** Your objective **
Copy the data that follows exactly. Include no pictures.

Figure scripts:

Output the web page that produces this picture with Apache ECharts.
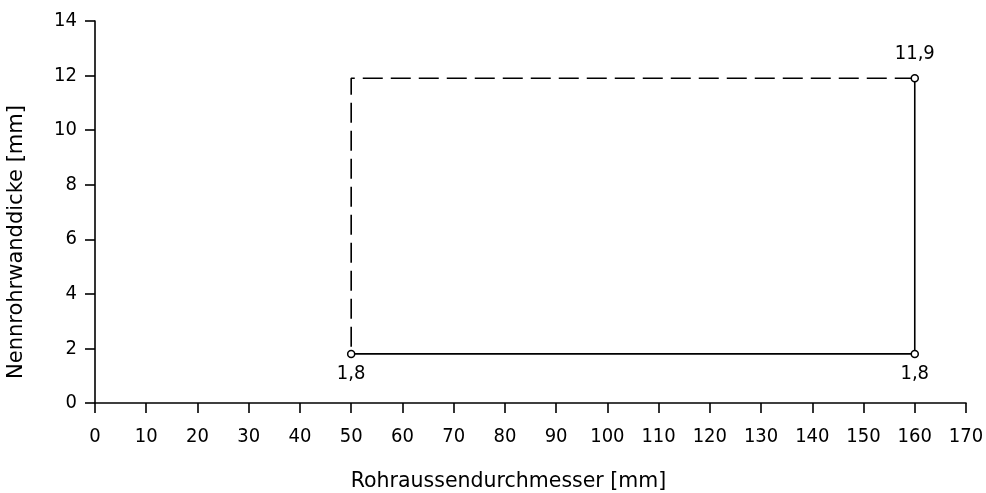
<!DOCTYPE html>
<html><head><meta charset="utf-8">
<script src="https://cdn.jsdelivr.net/npm/echarts@6/dist/echarts.min.js"></script>
<style>html,body{margin:0;padding:0;background:#fff}#c{width:986px;height:493px}</style>
</head><body><div id="c"></div>
<script>
var xTicks = [0,10,20,30,40,50,60,70,80,90,100,110,120,130,140,150,160,170];
var yTicks = [0,2,4,6,8,10,12,14];
var solidEdge = [[50,1.8],[160,1.8],[160,11.9]];
var dashedEdge = [[160,11.9],[50,11.9],[50,1.8]];
var markedPoints = [[50,1.8],[160,1.8],[160,11.9]];
var markedPos = ['bottom','bottom','top'];
var xName = 'Rohraussendurchmesser [mm]';
var yName = 'Nennrohrwanddicke [mm]';

var tickFont = 'DejaVu Sans Condensed';
var nameFont = 'DejaVu Sans';
var chart = echarts.init(document.getElementById('c'));
chart.setOption({
  animation:false,
  grid:{left:95,right:20,top:21,bottom:90,containLabel:false,outerBoundsMode:'none'},
  xAxis:{type:'value',min:0,max:170,interval:10,
    name:xName,nameLocation:'middle',nameGap:68,
    nameTextStyle:{fontFamily:nameFont,fontSize:20.5,color:'#000',padding:[0,44,0,0]},
    axisLine:{show:true,lineStyle:{color:'#000',width:1.6}},
    axisTick:{show:true,length:10,lineStyle:{color:'#000',width:1.6}},
    axisLabel:{fontFamily:tickFont,fontSize:20,color:'#000',margin:24},
    splitLine:{show:false}},
  yAxis:{type:'value',min:0,max:14,interval:2,
    name:yName,nameLocation:'middle',nameGap:68,nameRotate:90,
    nameTextStyle:{fontFamily:nameFont,fontSize:21,color:'#000',padding:[0,60,0,0]},
    axisLine:{show:true,lineStyle:{color:'#000',width:1.6}},
    axisTick:{show:true,length:10,lineStyle:{color:'#000',width:1.6}},
    axisLabel:{fontFamily:tickFont,fontSize:20,color:'#000',margin:18},
    splitLine:{show:false}},
  series:[
    {type:'line',data:solidEdge,symbol:'none',lineStyle:{color:'#000',width:1.6}},
    {type:'line',data:dashedEdge,symbol:'none',lineStyle:{color:'#000',width:1.6,type:[20,8]}},
    {type:'scatter',symbol:'circle',symbolSize:7,
      itemStyle:{color:'#fff',borderColor:'#000',borderWidth:1.5,opacity:1},
      data:markedPoints.map(function(p,i){
        return {value:p,label:{show:true,position:markedPos[i],distance:i===2?10:6,
          formatter:String(p[1]).replace('.',','),
          fontFamily:tickFont,fontSize:20,color:'#000'}};
      }),z:5}
  ]
});
</script></body></html>
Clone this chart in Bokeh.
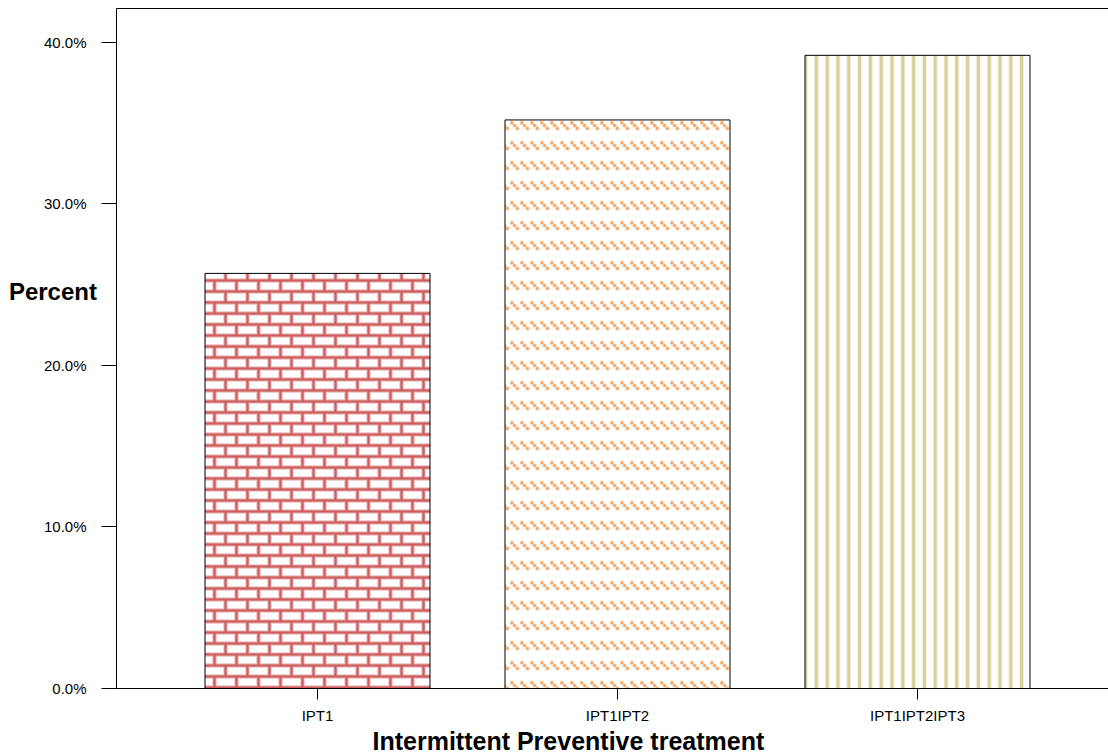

** Response **
Output the web page that produces this picture with Apache ECharts.
<!DOCTYPE html>
<html><head><meta charset="utf-8">
<script src="https://cdn.jsdelivr.net/npm/echarts@6/dist/echarts.min.js"></script>
<style>html,body{margin:0;padding:0;background:#fff}#c{width:986px;height:493px}</style>
</head><body><div id="c"></div>
<script>
var xTicks = [0,10,20,30,40,50,60,70,80,90,100,110,120,130,140,150,160,170];
var yTicks = [0,2,4,6,8,10,12,14];
var solidEdge = [[50,1.8],[160,1.8],[160,11.9]];
var dashedEdge = [[160,11.9],[50,11.9],[50,1.8]];
var markedPoints = [[50,1.8],[160,1.8],[160,11.9]];
var markedPos = ['bottom','bottom','top'];
var xName = 'Rohraussendurchmesser [mm]';
var yName = 'Nennrohrwanddicke [mm]';

var tickFont = 'DejaVu Sans Condensed';
var nameFont = 'DejaVu Sans';
var chart = echarts.init(document.getElementById('c'));
chart.setOption({
  animation:false,
  grid:{left:95,right:20,top:21,bottom:90,containLabel:false,outerBoundsMode:'none'},
  xAxis:{type:'value',min:0,max:170,interval:10,
    name:xName,nameLocation:'middle',nameGap:68,
    nameTextStyle:{fontFamily:nameFont,fontSize:20.5,color:'#000',padding:[0,44,0,0]},
    axisLine:{show:true,lineStyle:{color:'#000',width:1.6}},
    axisTick:{show:true,length:10,lineStyle:{color:'#000',width:1.6}},
    axisLabel:{fontFamily:tickFont,fontSize:20,color:'#000',margin:24},
    splitLine:{show:false}},
  yAxis:{type:'value',min:0,max:14,interval:2,
    name:yName,nameLocation:'middle',nameGap:68,nameRotate:90,
    nameTextStyle:{fontFamily:nameFont,fontSize:21,color:'#000',padding:[0,60,0,0]},
    axisLine:{show:true,lineStyle:{color:'#000',width:1.6}},
    axisTick:{show:true,length:10,lineStyle:{color:'#000',width:1.6}},
    axisLabel:{fontFamily:tickFont,fontSize:20,color:'#000',margin:18},
    splitLine:{show:false}},
  series:[
    {type:'line',data:solidEdge,symbol:'none',lineStyle:{color:'#000',width:1.6}},
    {type:'line',data:dashedEdge,symbol:'none',lineStyle:{color:'#000',width:1.6,type:[20,8]}},
    {type:'scatter',symbol:'circle',symbolSize:7,
      itemStyle:{color:'#fff',borderColor:'#000',borderWidth:1.5,opacity:1},
      data:markedPoints.map(function(p,i){
        return {value:p,label:{show:true,position:markedPos[i],distance:i===2?10:6,
          formatter:String(p[1]).replace('.',','),
          fontFamily:tickFont,fontSize:20,color:'#000'}};
      }),z:5}
  ]
});
</script></body></html>
Clone this chart in Bokeh.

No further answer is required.